Come arriviamo alle oasi di montagna ci rendiamo conto che sono davvero fantastiche. Non sto a raccontare come sono fatte e come mai oggi sono disabitate. Questo lo potete leggere su qualsiasi guida turistica. Gli ambienti però sono davvero mozzafiato, sarebbe un peccato non visitarle, soprattutto Chebica - per via della fonte calda che alimenta il suo palmeto - e Mides (a 1 km. dall’Algeria) per l’enorme canyon su cui sorge. Torniamo a Tozeur che è tardo pomeriggio, ma prima di andare in albergo (memore della canzone di Battiato) voglio vedere la ferrovia e i suoi treni.
Ormai manca solo un giorno alla partenza del traghetto, così ci prepariamo al rientro.
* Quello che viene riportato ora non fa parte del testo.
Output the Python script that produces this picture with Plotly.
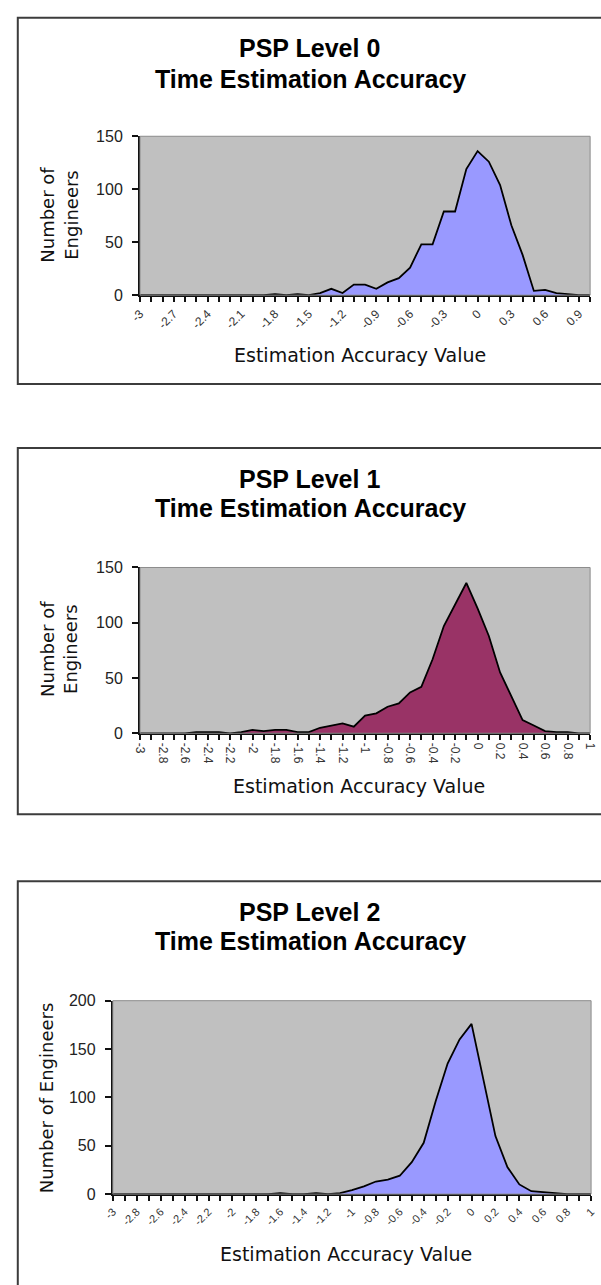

Abbiamo deciso di viaggiare di notte per raggiungere Kairouan, per poterla visitare con calma l’indomani prima di tornare a Tunisi per l’imbarco.
Casualmente prima di uscire dalla città incontriamo di nuovo il pensionato piemontese che avevamo conosciuto in nave, un incontro piacevole e inaspettato.

KAIROUAN
E’ la “città santa e dei tappeti”. Qui si trova la moschea più grande, non solo della Tunisia ma di tutta l’Africa, veramente spettacolare. La città è anche famosa per la sua produzione di tappeti.
Giriamo a piedi per tutta la giornata ed è sufficiente per vedere tutto quanto, lasciando anche un po’ di tempo per lo shopping. La città è davvero bella ed è meno turistica di quanto me la aspettassi. Nel tardo pomeriggio partiamo per Tunisi, abbiamo il traghetto alle 22.

RIENTRO
L’unica cosa curiosa del rientro in Italia è stato trovare la neve (parecchia a dire il vero) sul bordo delle strade e nei campi circostanti.
A dire il vero c’è stato un altro intermezzo da raccontare.
In nave abbiamo conosciuto Silvano, un ragazzo che occupa parte del proprio tempo per accompagnare gruppi di appassionati del fuoristrada in raid nel deserto. Ci ha raccontato di diversi viaggi fatti, mettendoci in testa un piccolo tarlo, proprio come avevano fatto Walter e Fulvio all’inizio del nostro racconto.
Parlando con Jana delle nostre prossime vacanze in moto ci rendiamo sempre più conto che quel piccolo tarlo ha già iniziato a lavorare, influenzando le nostre fantasie, ed il nome del Paese più ricorrente tra le varie ipotesi per la prossima vacanza e quello della Libia. Staremo a vedere.

Un commento in “Tunisia: oasi e deserto
  1. Avatar commento
    iby!!
    03/04/2006 17:25

    io sn una 14enne tunisina e vivo da quando sono nata in italia ma tutte le estati vado nella mia terra ed e' uguale a come l'hai descritta...complimenti salutoni!!iby!!